Quel était votre grade à cette époque ?

J’étais chef de groupe. Un groupe était composé de treize hommes. Parfois moins, car il faut compter avec les pertes humaines. Les hommes qui tombaient étaient bien sûr remplacés. Le commando étant une unité d’élite, il n’y entrait que celui qui remplissait un certain nombre de critères. Ainsi, il fallait être âgé entre 15 et 30 ans, il fallait qu’il ait une expérience dans les sections et dans les compagnies. Au départ Ali Khodja avait pensé en faire une espèce d’école des cadres. Celui qui passait dans le commando devait être directement affecté comme adjoint du chef de nahya (région). Il a reçu une préparation conséquente. Il a milité en ville par exemple et fait des opérations, ou alors il était moussebel. Il est passé par la section puis la compagnie. Nous choisissions les membres du commando dans les compagnies. Nous en sélectionnions les meilleurs en tous points de vue. C’est-à -dire ceux qui se sont distingués dans des faits d’armes au sein de leur compagnie. Pour qu’il fasse partie du commando, il fallait que tous les responsables donnaient leur agrément. Une enquête approfondie était menée sur lui. S’il y avait le moindre doute, il était écarté.

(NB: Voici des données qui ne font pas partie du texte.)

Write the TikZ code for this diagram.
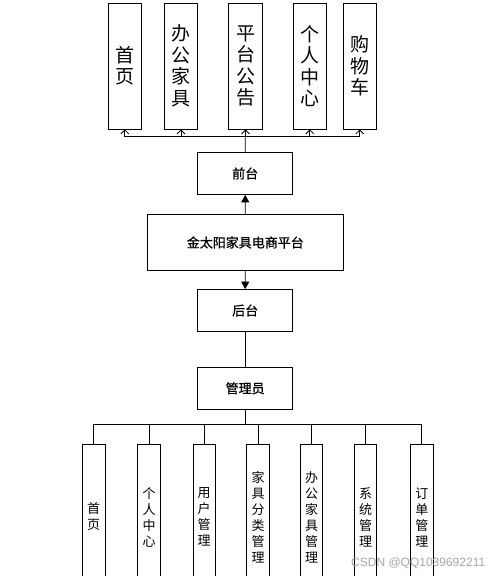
\documentclass[tikz,border=0pt]{standalone}
\usepackage{fontspec}
\newfontfamily\cjk{Noto Sans CJK SC}
\newfontfamily\cjkm[FakeBold=0.8]{Noto Sans CJK SC}
\usetikzlibrary{arrows.meta}
\tikzset{
  topbox/.style={draw, line width=0.8pt, minimum width=33.5pt, minimum height=126pt,
    inner sep=0pt, align=center, font=\cjk\fontsize{19}{21.5}\selectfont},
  midbox/.style={draw, line width=0.8pt, minimum width=95pt, minimum height=42pt,
    inner sep=0pt, align=center, font=\cjkm\fontsize{13}{15}\selectfont},
  botbox/.style={draw, line width=0.8pt, minimum width=22.5pt, minimum height=146pt,
    inner sep=0pt, align=center, font=\cjk\fontsize{13}{16}\selectfont},
  uparr/.style={-{Straight Barb[length=4pt,width=8pt]}, line width=0.8pt},
  fillarr/.style={-{Triangle[length=7.5pt,width=8pt]}, line width=0.8pt},
  wire/.style={line width=0.8pt}
}
\begin{document}
\begin{tikzpicture}[x=1pt,y=-1pt]
    \useasboundingbox (0,0) rectangle (499,576);

    % front pages
    \node[topbox] (top1) at (124.8,66) {首\\页};
    \node[topbox] (top2) at (181,66) {办\\公\\家\\具};
    \node[topbox] (top3) at (245.5,66) {平\\台\\公\\告};
    \node[topbox] (top4) at (309.8,66) {个\\人\\中\\心};
    \node[topbox] (top5) at (359.7,66) {购\\物\\车};

    % main column
    \node[midbox] (qiantai) at (245.2,173.5) {前台};
    \node[midbox, minimum width=196pt, minimum height=56.4pt] (shop) at (245.3,242.5) {金太阳家具电商平台};
    \node[midbox] (houtai) at (245.2,310.5) {后台};
    \node[midbox] (admin) at (245.2,388.3) {管理员};

    % admin pages
    \node[botbox] (bot1) at (93.7,517) {首\\页};
    \node[botbox] (bot2) at (149,517) {个\\人\\中\\心};
    \node[botbox] (bot3) at (204.2,517) {用\\户\\管\\理};
    \node[botbox] (bot4) at (258,517) {家\\具\\分\\类\\管\\理};
    \node[botbox] (bot5) at (311.5,517) {办\\公\\家\\具\\管\\理};
    \node[botbox] (bot6) at (365.5,517) {系\\统\\管\\理};
    \node[botbox] (bot7) at (421.8,517) {订\\单\\管\\理};

    % buses
    \coordinate (topbus) at (245.3,136.7);
    \coordinate (botbus) at (245.2,424.3);

    % top connectors
    \draw[wire] (qiantai.north) -- (topbus);
    \draw[wire] (topbus -| top1) -- (topbus -| top5);
    \foreach \i in {1,...,5}
        \draw[uparr] (topbus -| top\i) -- (top\i.south);

    % middle arrows
    \draw[fillarr] (shop.north) -- (qiantai.south);
    \draw[fillarr] (shop.south) -- (houtai.north);
    \draw[wire] (houtai.south) -- (admin.north);

    % bottom connectors
    \draw[wire] (admin.south) -- (botbus);
    \draw[wire] (botbus -| bot1) -- (botbus -| bot7);
    \foreach \i in {1,...,7}
        \draw[wire] (botbus -| bot\i) -- (bot\i.north);

    % watermark
    \node[anchor=west, text=black!35, inner sep=0pt, font=\fontspec{Liberation Sans}\fontsize{12}{12}\selectfont] (mark) at (351,563) {CSDN @QQ1039692211};
\end{tikzpicture}
\end{document}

Le commando Ali Khodja était un commando zonal ?

Oui, mais nous agissions sur toute l’étendue de la Wilaya et même plus. C’est simple, nous allions là où l’armée française se trouvait. Là où l’armée française exerçait une pression sur les populations. Notre rôle était de frapper l’ennemi là où il se trouvait. Un point, c’est tout. Nous avons été en Wilaya III à deux reprises. Notamment à Sid Ali Bounab. Les combattants de la III nous ont hébergés, ils nous ont donné des renseignements, ils ont mis à notre disposition leurs liaisons. Dans la pratique, il n’y avait pas de frontières. Il ne fallait pas laisser de vide dans une région ou une zone. Quand il y a un vide, les services psychologiques de l’armée française s’infiltraient et le peuple subissait sa propagande. Nous nous sommes également rendus en Wilaya VI où nous avons fait quatre ou cinq opérations. L’action n’a pas de frontières. Des compagnons du commando se sont même rendus jusqu’en Wilaya I dans les Aurès.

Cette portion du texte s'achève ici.